**Task directions**. Make an exact copy of the lines below.

**Supplied material**.

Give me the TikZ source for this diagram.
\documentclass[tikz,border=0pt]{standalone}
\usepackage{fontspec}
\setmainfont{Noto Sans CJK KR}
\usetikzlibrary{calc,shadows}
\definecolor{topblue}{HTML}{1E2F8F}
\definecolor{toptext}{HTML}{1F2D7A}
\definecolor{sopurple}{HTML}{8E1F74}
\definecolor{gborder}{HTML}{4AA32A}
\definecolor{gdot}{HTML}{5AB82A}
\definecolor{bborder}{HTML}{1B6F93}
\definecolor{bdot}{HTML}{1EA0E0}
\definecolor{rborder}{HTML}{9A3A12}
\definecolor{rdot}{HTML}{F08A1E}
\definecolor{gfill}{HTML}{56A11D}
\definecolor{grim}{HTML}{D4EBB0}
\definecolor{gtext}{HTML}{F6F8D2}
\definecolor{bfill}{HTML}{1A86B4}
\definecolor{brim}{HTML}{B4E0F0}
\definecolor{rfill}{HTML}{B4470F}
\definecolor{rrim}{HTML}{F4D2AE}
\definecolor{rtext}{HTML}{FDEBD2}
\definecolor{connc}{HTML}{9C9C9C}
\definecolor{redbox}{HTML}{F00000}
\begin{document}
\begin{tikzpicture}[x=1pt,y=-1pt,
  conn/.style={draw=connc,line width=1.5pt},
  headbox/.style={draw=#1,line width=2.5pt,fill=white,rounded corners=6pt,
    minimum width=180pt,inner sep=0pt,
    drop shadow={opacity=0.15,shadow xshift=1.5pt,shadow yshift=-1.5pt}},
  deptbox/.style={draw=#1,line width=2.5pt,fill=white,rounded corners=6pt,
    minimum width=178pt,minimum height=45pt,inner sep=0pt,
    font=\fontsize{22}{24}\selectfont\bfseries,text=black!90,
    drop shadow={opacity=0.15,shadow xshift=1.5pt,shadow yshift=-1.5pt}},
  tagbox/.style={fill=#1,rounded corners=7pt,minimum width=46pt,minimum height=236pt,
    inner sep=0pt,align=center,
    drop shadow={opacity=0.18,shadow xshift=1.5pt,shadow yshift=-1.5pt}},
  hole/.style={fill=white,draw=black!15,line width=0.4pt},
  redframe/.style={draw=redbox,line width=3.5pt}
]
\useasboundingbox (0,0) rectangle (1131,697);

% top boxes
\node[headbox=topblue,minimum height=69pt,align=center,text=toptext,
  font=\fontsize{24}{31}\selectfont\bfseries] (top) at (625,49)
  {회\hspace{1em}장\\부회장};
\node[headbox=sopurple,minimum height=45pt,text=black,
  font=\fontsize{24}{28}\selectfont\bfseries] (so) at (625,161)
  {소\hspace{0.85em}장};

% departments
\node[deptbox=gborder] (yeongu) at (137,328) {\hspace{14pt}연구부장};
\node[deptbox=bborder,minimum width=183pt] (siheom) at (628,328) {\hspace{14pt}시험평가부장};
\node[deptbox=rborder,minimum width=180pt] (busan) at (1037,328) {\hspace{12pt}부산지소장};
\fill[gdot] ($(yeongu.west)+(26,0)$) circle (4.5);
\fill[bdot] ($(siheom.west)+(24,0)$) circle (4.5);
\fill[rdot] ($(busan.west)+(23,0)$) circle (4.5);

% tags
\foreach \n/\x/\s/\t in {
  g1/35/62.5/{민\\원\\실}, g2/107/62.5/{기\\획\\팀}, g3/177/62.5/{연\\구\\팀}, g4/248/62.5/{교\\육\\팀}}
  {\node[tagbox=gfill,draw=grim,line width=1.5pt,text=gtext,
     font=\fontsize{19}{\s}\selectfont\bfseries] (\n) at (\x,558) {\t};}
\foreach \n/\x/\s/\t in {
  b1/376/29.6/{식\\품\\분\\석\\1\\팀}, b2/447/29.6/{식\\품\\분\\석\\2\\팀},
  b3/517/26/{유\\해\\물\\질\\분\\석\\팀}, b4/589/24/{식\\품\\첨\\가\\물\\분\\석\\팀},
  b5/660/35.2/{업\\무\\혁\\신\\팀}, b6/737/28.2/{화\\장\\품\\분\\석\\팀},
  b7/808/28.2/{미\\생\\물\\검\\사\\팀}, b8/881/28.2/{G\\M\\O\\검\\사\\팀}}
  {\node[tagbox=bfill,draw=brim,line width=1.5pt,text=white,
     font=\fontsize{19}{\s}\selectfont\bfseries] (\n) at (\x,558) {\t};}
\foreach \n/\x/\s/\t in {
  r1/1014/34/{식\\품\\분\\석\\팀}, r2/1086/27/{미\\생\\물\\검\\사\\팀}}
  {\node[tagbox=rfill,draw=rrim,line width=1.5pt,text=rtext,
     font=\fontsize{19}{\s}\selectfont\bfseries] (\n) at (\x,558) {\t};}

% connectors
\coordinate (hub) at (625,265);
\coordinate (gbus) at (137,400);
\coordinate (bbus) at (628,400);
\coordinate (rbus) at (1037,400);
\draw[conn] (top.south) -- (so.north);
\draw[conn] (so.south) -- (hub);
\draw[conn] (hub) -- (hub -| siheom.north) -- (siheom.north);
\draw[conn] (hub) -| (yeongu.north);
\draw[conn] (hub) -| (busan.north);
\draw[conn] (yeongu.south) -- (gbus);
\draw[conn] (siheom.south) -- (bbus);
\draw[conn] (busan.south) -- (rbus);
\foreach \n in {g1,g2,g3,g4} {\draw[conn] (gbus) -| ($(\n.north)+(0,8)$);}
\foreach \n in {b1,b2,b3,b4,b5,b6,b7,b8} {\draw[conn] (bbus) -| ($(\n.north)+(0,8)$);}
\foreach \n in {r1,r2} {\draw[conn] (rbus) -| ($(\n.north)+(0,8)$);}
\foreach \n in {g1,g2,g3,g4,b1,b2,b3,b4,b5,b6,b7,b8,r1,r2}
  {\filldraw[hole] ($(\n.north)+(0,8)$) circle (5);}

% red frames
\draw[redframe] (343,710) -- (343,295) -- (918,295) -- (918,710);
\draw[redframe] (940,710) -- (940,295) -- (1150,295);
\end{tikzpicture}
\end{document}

**Output for this exercise**.
Give me the TikZ source for this diagram.
\documentclass[tikz,border=0pt]{standalone}
\usepackage{fontspec}
\setmainfont{Noto Sans CJK KR}
\usetikzlibrary{calc,shadows}
\definecolor{topblue}{HTML}{1E2F8F}
\definecolor{toptext}{HTML}{1F2D7A}
\definecolor{sopurple}{HTML}{8E1F74}
\definecolor{gborder}{HTML}{4AA32A}
\definecolor{gdot}{HTML}{5AB82A}
\definecolor{bborder}{HTML}{1B6F93}
\definecolor{bdot}{HTML}{1EA0E0}
\definecolor{rborder}{HTML}{9A3A12}
\definecolor{rdot}{HTML}{F08A1E}
\definecolor{gfill}{HTML}{56A11D}
\definecolor{grim}{HTML}{D4EBB0}
\definecolor{gtext}{HTML}{F6F8D2}
\definecolor{bfill}{HTML}{1A86B4}
\definecolor{brim}{HTML}{B4E0F0}
\definecolor{rfill}{HTML}{B4470F}
\definecolor{rrim}{HTML}{F4D2AE}
\definecolor{rtext}{HTML}{FDEBD2}
\definecolor{connc}{HTML}{9C9C9C}
\definecolor{redbox}{HTML}{F00000}
\begin{document}
\begin{tikzpicture}[x=1pt,y=-1pt,
  conn/.style={draw=connc,line width=1.5pt},
  headbox/.style={draw=#1,line width=2.5pt,fill=white,rounded corners=6pt,
    minimum width=180pt,inner sep=0pt,
    drop shadow={opacity=0.15,shadow xshift=1.5pt,shadow yshift=-1.5pt}},
  deptbox/.style={draw=#1,line width=2.5pt,fill=white,rounded corners=6pt,
    minimum width=178pt,minimum height=45pt,inner sep=0pt,
    font=\fontsize{22}{24}\selectfont\bfseries,text=black!90,
    drop shadow={opacity=0.15,shadow xshift=1.5pt,shadow yshift=-1.5pt}},
  tagbox/.style={fill=#1,rounded corners=7pt,minimum width=46pt,minimum height=236pt,
    inner sep=0pt,align=center,
    drop shadow={opacity=0.18,shadow xshift=1.5pt,shadow yshift=-1.5pt}},
  hole/.style={fill=white,draw=black!15,line width=0.4pt},
  redframe/.style={draw=redbox,line width=3.5pt}
]
\useasboundingbox (0,0) rectangle (1131,697);

% top boxes
\node[headbox=topblue,minimum height=69pt,align=center,text=toptext,
  font=\fontsize{24}{31}\selectfont\bfseries] (top) at (625,49)
  {회\hspace{1em}장\\부회장};
\node[headbox=sopurple,minimum height=45pt,text=black,
  font=\fontsize{24}{28}\selectfont\bfseries] (so) at (625,161)
  {소\hspace{0.85em}장};

% departments
\node[deptbox=gborder] (yeongu) at (137,328) {\hspace{14pt}연구부장};
\node[deptbox=bborder,minimum width=183pt] (siheom) at (628,328) {\hspace{14pt}시험평가부장};
\node[deptbox=rborder,minimum width=180pt] (busan) at (1037,328) {\hspace{12pt}부산지소장};
\fill[gdot] ($(yeongu.west)+(26,0)$) circle (4.5);
\fill[bdot] ($(siheom.west)+(24,0)$) circle (4.5);
\fill[rdot] ($(busan.west)+(23,0)$) circle (4.5);

% tags
\foreach \n/\x/\s/\t in {
  g1/35/62.5/{민\\원\\실}, g2/107/62.5/{기\\획\\팀}, g3/177/62.5/{연\\구\\팀}, g4/248/62.5/{교\\육\\팀}}
  {\node[tagbox=gfill,draw=grim,line width=1.5pt,text=gtext,
     font=\fontsize{19}{\s}\selectfont\bfseries] (\n) at (\x,558) {\t};}
\foreach \n/\x/\s/\t in {
  b1/376/29.6/{식\\품\\분\\석\\1\\팀}, b2/447/29.6/{식\\품\\분\\석\\2\\팀},
  b3/517/26/{유\\해\\물\\질\\분\\석\\팀}, b4/589/24/{식\\품\\첨\\가\\물\\분\\석\\팀},
  b5/660/35.2/{업\\무\\혁\\신\\팀}, b6/737/28.2/{화\\장\\품\\분\\석\\팀},
  b7/808/28.2/{미\\생\\물\\검\\사\\팀}, b8/881/28.2/{G\\M\\O\\검\\사\\팀}}
  {\node[tagbox=bfill,draw=brim,line width=1.5pt,text=white,
     font=\fontsize{19}{\s}\selectfont\bfseries] (\n) at (\x,558) {\t};}
\foreach \n/\x/\s/\t in {
  r1/1014/34/{식\\품\\분\\석\\팀}, r2/1086/27/{미\\생\\물\\검\\사\\팀}}
  {\node[tagbox=rfill,draw=rrim,line width=1.5pt,text=rtext,
     font=\fontsize{19}{\s}\selectfont\bfseries] (\n) at (\x,558) {\t};}

% connectors
\coordinate (hub) at (625,265);
\coordinate (gbus) at (137,400);
\coordinate (bbus) at (628,400);
\coordinate (rbus) at (1037,400);
\draw[conn] (top.south) -- (so.north);
\draw[conn] (so.south) -- (hub);
\draw[conn] (hub) -- (hub -| siheom.north) -- (siheom.north);
\draw[conn] (hub) -| (yeongu.north);
\draw[conn] (hub) -| (busan.north);
\draw[conn] (yeongu.south) -- (gbus);
\draw[conn] (siheom.south) -- (bbus);
\draw[conn] (busan.south) -- (rbus);
\foreach \n in {g1,g2,g3,g4} {\draw[conn] (gbus) -| ($(\n.north)+(0,8)$);}
\foreach \n in {b1,b2,b3,b4,b5,b6,b7,b8} {\draw[conn] (bbus) -| ($(\n.north)+(0,8)$);}
\foreach \n in {r1,r2} {\draw[conn] (rbus) -| ($(\n.north)+(0,8)$);}
\foreach \n in {g1,g2,g3,g4,b1,b2,b3,b4,b5,b6,b7,b8,r1,r2}
  {\filldraw[hole] ($(\n.north)+(0,8)$) circle (5);}

% red frames
\draw[redframe] (343,710) -- (343,295) -- (918,295) -- (918,710);
\draw[redframe] (940,710) -- (940,295) -- (1150,295);
\end{tikzpicture}
\end{document}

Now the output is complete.